■ **Stated exercise**
Go through the entries below and collect each line with the string "this" in it.

[Start Records for the exercise]

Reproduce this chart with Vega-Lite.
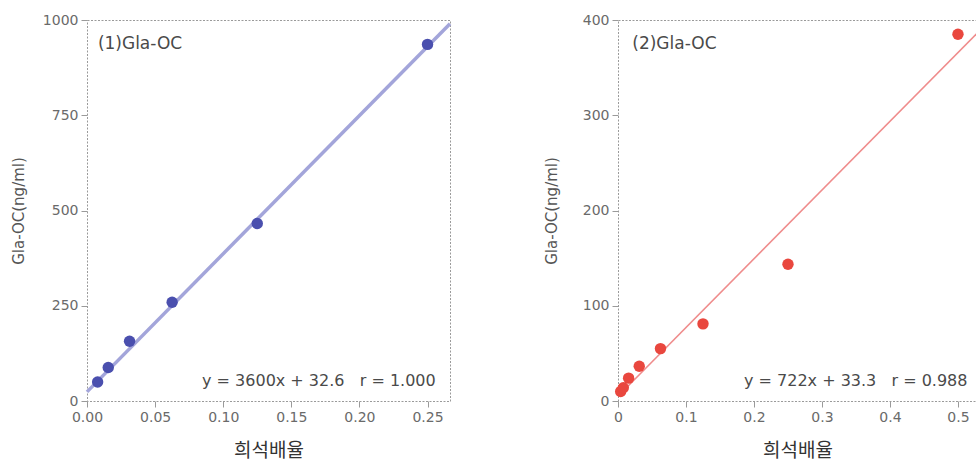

[End Records for the exercise]
[Start Records for the exercise]

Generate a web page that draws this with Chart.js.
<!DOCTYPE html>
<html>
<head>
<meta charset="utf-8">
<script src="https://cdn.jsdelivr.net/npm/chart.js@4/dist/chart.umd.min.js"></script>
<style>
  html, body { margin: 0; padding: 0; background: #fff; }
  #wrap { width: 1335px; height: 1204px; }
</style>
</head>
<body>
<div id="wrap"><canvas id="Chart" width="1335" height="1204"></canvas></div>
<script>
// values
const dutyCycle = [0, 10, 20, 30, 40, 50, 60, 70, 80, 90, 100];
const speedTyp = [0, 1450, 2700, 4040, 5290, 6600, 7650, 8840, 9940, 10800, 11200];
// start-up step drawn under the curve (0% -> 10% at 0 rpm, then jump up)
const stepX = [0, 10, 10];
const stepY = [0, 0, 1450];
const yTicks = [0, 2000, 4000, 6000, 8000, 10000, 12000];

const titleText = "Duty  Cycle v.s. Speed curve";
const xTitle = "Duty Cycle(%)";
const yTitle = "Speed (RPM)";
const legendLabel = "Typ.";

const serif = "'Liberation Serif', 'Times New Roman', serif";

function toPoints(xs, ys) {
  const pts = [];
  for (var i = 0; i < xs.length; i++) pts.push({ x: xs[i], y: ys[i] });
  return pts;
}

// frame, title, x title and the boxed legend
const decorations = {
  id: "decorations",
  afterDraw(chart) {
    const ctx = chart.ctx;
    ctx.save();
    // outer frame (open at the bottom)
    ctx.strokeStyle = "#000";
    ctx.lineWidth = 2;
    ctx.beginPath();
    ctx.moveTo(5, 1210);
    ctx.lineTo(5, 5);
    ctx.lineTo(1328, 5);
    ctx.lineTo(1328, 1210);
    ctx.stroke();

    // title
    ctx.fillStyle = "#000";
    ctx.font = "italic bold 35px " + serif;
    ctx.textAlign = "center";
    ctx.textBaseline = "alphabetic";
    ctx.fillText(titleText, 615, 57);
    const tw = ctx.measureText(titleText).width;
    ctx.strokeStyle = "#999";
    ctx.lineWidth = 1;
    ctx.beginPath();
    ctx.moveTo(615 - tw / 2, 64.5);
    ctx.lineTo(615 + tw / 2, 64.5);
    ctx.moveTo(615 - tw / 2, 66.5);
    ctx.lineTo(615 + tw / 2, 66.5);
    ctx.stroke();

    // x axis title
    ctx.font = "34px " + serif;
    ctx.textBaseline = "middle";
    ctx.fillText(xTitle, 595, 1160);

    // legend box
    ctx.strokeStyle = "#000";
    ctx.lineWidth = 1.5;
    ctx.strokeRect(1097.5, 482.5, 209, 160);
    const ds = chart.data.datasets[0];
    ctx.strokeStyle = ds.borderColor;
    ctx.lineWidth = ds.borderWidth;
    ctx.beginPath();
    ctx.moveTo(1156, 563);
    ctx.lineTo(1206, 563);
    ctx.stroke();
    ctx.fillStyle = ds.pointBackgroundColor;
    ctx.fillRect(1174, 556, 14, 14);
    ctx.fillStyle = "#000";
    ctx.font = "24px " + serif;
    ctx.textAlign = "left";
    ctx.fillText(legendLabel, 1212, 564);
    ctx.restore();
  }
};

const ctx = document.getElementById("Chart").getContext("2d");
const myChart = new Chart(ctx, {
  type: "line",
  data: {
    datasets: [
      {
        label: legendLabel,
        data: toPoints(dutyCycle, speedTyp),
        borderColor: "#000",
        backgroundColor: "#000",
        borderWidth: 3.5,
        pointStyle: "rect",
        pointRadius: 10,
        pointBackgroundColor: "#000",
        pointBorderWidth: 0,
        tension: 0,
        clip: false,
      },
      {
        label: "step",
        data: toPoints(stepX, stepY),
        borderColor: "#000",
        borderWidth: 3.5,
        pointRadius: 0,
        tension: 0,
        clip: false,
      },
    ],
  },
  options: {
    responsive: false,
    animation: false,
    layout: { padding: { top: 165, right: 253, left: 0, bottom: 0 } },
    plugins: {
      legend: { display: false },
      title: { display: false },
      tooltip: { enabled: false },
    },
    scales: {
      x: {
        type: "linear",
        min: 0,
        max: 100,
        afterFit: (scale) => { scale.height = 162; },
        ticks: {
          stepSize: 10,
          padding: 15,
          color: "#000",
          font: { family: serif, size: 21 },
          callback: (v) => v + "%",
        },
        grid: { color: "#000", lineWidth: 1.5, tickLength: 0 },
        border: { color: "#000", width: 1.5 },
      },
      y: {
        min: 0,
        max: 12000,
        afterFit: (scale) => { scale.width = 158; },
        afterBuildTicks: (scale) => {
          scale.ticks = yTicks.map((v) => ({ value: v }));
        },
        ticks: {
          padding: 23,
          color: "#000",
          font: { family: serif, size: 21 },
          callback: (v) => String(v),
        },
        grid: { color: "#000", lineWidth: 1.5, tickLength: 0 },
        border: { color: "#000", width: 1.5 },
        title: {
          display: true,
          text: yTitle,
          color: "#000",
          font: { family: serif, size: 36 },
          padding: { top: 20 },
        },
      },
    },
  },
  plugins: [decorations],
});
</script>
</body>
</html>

[End Records for the exercise]

■ **Full response**
Reproduce this chart with Vega-Lite.
Generate a web page that draws this with Chart.js.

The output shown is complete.